Standing on the theoretical high ground, the contributors to this anthology seek to convince us of a decline in the utility of the term "aerospace." The theme tying the essays together derives from a belief in a distinction between air power and space power. A follow-up to Paths of Heaven: The Evolution of Airpower Theory, edited by Phillip S. Meilinger (Maxwell AFB, Ala.: Air University Press, 1997), Beyond the Paths of Heaven attempts to shift thinking away from a historical merger effected in the early 1950s. The authors simply do not believe that the two should be married in a sort of aerospace vehicle like an X-wing fighter. Instead, they should be kept separate but equal--as should their doctrines. In a useful introduction, noteworthy for its honesty about the strengths and shortcomings of the contributors, Bruce DeBlois situates this volume within a new set of concepts about doctrine.
Historians of technology will find two of the essays especially useful. Frank Gallegos's "After the Gulf War: Balancing Space Power's Development" contends that that 1991 conflict, said to be the first "space war," was anything but. Rather, the United States entered the war with a space power doctrine left over from the cold war, bent on a strategic and not a tactical view of the battlefield. At issue is Gallegos's belief that "a lack of space power doctrine and experience caused the majority of the space-related problems in the Gulf War" (p. 66), a lack that still endures. He provides summaries of the efforts at postwar lessons-learned in an effort to show that cold war security requirements established a pattern of U.S. space-system and doctrinal development difficult to overcome. More significantly, he advocates the establishment of "a single military space sector," particularly through "the integration of all military and intelligence space activities" (p. 90).

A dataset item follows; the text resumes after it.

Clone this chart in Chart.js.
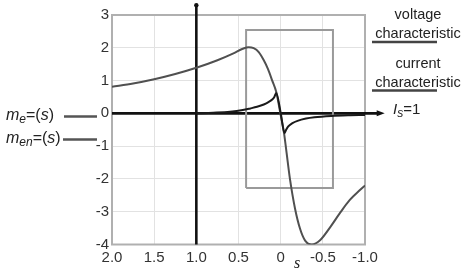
<!DOCTYPE html>
<html><head><meta charset="utf-8">
<script src="https://cdn.jsdelivr.net/npm/chart.js@4/dist/chart.umd.min.js"></script>
<style>html,body{margin:0;padding:0;background:#fff}#wrap{width:461px;height:269px;position:relative}</style>
</head><body><div id="wrap"><canvas id="c" width="461" height="269"></canvas></div>
<script>
// ---- data ----
const voltX = [2.0, 1.75, 1.5, 1.25, 1.0, 0.75, 0.56, 0.45, 0.38, 0.32, 0.26, 0.2, 0.15, 0.1, 0.053, 0.0, -0.04, -0.07, -0.11, -0.17, -0.23, -0.29, -0.37, -0.47, -0.59, -0.7, -0.82, -0.94, -1.0];
const voltY = [0.81, 0.91, 1.04, 1.2, 1.39, 1.62, 1.83, 1.97, 2.02, 1.99, 1.87, 1.62, 1.35, 1.0, 0.66, -0.05, -0.6, -1.2, -2.0, -2.9, -3.52, -3.88, -4.0, -3.86, -3.46, -3.05, -2.64, -2.34, -2.2];
const currX = [1.0, 0.8, 0.6, 0.45, 0.36, 0.28, 0.2, 0.14, 0.1, 0.075, 0.053, 0.0, -0.045, -0.065, -0.09, -0.14, -0.2, -0.3, -0.4, -0.6, -0.8, -1.0];
const currY = [0.0, 0.02, 0.05, 0.1, 0.15, 0.2, 0.27, 0.35, 0.42, 0.5, 0.62, 0.02, -0.6, -0.5, -0.4, -0.3, -0.23, -0.16, -0.12, -0.08, -0.06, -0.05];
const boxX = [0.41, 0.41, -0.62, -0.62, 0.41];
const boxY = [-2.28, 2.54, 2.54, -2.28, -2.28];
const xTickValues = [2, 1.5, 1, 0.5, 0, -0.5, -1];
const xTickLabels = ['2.0', '1.5', '1.0', '0.5', '0', '-0.5', '-1.0'];
const yTickValues = [3, 2, 1, 0, -1, -2, -3, -4];
const yTickLabels = ['3', '2', '1', '0', '-1', '-2', '-3', '-4'];
const axisAtX = 1.0, axisAtY = 0;
const axisArrowX = -1.21, axisArrowY = 3.3;

const pts = (xs, ys) => xs.map((x, i) => ({x, y: ys[i]}));
const FONT = '"Liberation Sans", Arial, sans-serif';

function runs(ctx, x, y, parts) {
  let cx = x;
  for (const p of parts) {
    ctx.font = p.f;
    ctx.fillText(p.t, cx, y + (p.dy || 0));
    cx += ctx.measureText(p.t).width;
  }
}

const deco = {
  id: 'deco',
  beforeDatasetsDraw(chart) {
    const {ctx, chartArea: a, scales: {x, y}} = chart;
    ctx.save();
    ctx.strokeStyle = '#b0b0b0'; ctx.lineWidth = 2;
    ctx.strokeRect(a.left, a.top, a.right - a.left, a.bottom - a.top);
    const px = x.getPixelForValue(axisAtX), py = y.getPixelForValue(axisAtY);
    const ex = x.getPixelForValue(axisArrowX), ey = y.getPixelForValue(axisArrowY);
    ctx.strokeStyle = '#111'; ctx.fillStyle = '#111'; ctx.lineWidth = 2.6;
    ctx.beginPath(); ctx.moveTo(a.left, py); ctx.lineTo(ex - 4, py); ctx.stroke();
    ctx.beginPath(); ctx.moveTo(ex + 2, py); ctx.lineTo(ex - 6, py - 3); ctx.lineTo(ex - 6, py + 3); ctx.closePath(); ctx.fill();
    ctx.beginPath(); ctx.moveTo(px, a.bottom); ctx.lineTo(px, ey + 1); ctx.stroke();
    ctx.beginPath(); ctx.arc(px, ey, 2.2, 0, Math.PI * 2); ctx.fill();
    ctx.restore();
  },
  afterDraw(chart) {
    const {ctx} = chart;
    ctx.save();
    ctx.fillStyle = '#222'; ctx.textBaseline = 'alphabetic';
    runs(ctx, 6, 120, [
      {t: 'm', f: 'italic 16px ' + FONT},
      {t: 'e', f: 'italic 12px ' + FONT, dy: 3},
      {t: '=(', f: '16px ' + FONT},
      {t: 's', f: 'italic 16px ' + FONT},
      {t: ')', f: '16px ' + FONT}
    ]);
    runs(ctx, 6, 143, [
      {t: 'm', f: 'italic 16px ' + FONT},
      {t: 'en', f: 'italic 12px ' + FONT, dy: 3},
      {t: '=(', f: '16px ' + FONT},
      {t: 's', f: 'italic 16px ' + FONT},
      {t: ')', f: '16px ' + FONT}
    ]);
    ctx.strokeStyle = '#555'; ctx.lineWidth = 2.6;
    ctx.beginPath(); ctx.moveTo(64, 116.5); ctx.lineTo(97, 116.5); ctx.stroke();
    ctx.beginPath(); ctx.moveTo(63, 139.5); ctx.lineTo(97, 139.5); ctx.stroke();
    ctx.textAlign = 'center';
    ctx.font = '14.5px ' + FONT;
    ctx.fillText('voltage', 418, 19);
    ctx.fillText('characteristic', 418, 38);
    ctx.fillText('current', 418, 68);
    ctx.fillText('characteristic', 418, 87);
    ctx.strokeStyle = '#444'; ctx.lineWidth = 2.6;
    ctx.beginPath(); ctx.moveTo(372, 42); ctx.lineTo(437, 42); ctx.stroke();
    ctx.beginPath(); ctx.moveTo(372, 90.5); ctx.lineTo(437, 90.5); ctx.stroke();
    ctx.textAlign = 'left';
    runs(ctx, 393, 114, [
      {t: 'I', f: 'italic 15px ' + FONT},
      {t: 's', f: 'italic 12px ' + FONT, dy: 3},
      {t: '=1', f: '15px ' + FONT}
    ]);
    ctx.font = 'italic 16px "Liberation Serif", serif';
    ctx.fillText('s', 294, 268);
    ctx.restore();
  }
};

new Chart(document.getElementById('c'), {
  type: 'line',
  data: {
    datasets: [
      {label: 'current', data: pts(currX, currY), borderColor: '#1a1a1a', borderWidth: 2, pointRadius: 0, cubicInterpolationMode: 'monotone', order: 1},
      {label: 'voltage', data: pts(voltX, voltY), borderColor: '#505050', borderWidth: 2, pointRadius: 0, cubicInterpolationMode: 'monotone', order: 2},
      {label: 'box', data: pts(boxX, boxY), borderColor: '#9a9a9a', borderWidth: 2, pointRadius: 0, tension: 0, order: 3}
    ]
  },
  options: {
    responsive: false, animation: false, devicePixelRatio: 1,
    layout: {padding: {left: 0, right: 96, top: 15, bottom: 0}},
    plugins: {legend: {display: false}, tooltip: {enabled: false}},
    scales: {
      x: {
        type: 'linear', min: -1, max: 2, reverse: true,
        afterBuildTicks: s => { s.ticks = xTickValues.map(v => ({value: v})); },
        afterFit: s => { s.height = 24.5; },
        ticks: {
          autoSkip: false, maxRotation: 0, padding: 4, color: '#333',
          font: {size: 15, family: FONT},
          callback: v => { const i = xTickValues.indexOf(v); return i >= 0 ? xTickLabels[i] : ''; }
        },
        grid: {color: '#e2e2e2', lineWidth: 1, drawTicks: false},
        border: {display: false}
      },
      y: {
        type: 'linear', min: -4, max: 3,
        afterBuildTicks: s => { s.ticks = yTickValues.map(v => ({value: v})); },
        afterFit: s => { s.width = 112; },
        ticks: {
          autoSkip: false, padding: 3, color: '#333',
          font: {size: 15, family: FONT},
          callback: v => { const i = yTickValues.indexOf(v); return i >= 0 ? yTickLabels[i] : ''; }
        },
        grid: {color: '#e2e2e2', lineWidth: 1, drawTicks: false},
        border: {display: false}
      }
    }
  },
  plugins: [deco]
});
</script>
</body></html>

This does not sit well with members of the space community who are still locked in the cold war mind-set.
In David Ziegler's "Safe Heavens: Military Strategy and Space Sanctuary Thought" one can follow the historical development of policies that resulted in limiting U.S. space missions to surveillance, reconnaissance, intelligence, and communications. Zeigler contends that policymakers did not pursue [End Page 851] the weaponization of space except as a reaction to Soviet developments, preferring instead to "hedge their bets" with the "technological insurance of space weapons R&D programs" (p. 202). Such programs included the 1960s ground-based antisatellite weapon that used the Thor intermediate-range ballistic missile. Weapons in space, Ziegler concludes, signify a break with historic U.S. space policy. His premise that space policy remains consistent with cold war policy leads him to propose a unique thesis: that space serves as a weapons-free "sanctuary" (p. 193). American interests, he feels, are better served today by preserving the weapons-free nature of space. The rapid proliferation of smaller, multiple-vehicle space systems will make space a safer place to operate in the future, as such systems have less potential for the single-point failure to which today's large satellites are susceptible.
Although many of the essays begin with a historical survey, they are not about the history of space power doctrine. Rather, they serve as primary sources on the development of such doctrine. For those interested in that subject and its possibilities, Beyond the Paths of Heaven is the best available collection of information.
David C. Arnold
Major Arnold is an officer in the U.S. Air Force and a doctoral student in the history of technology at Auburn University. His research concerns the development of the military's command and control network for space.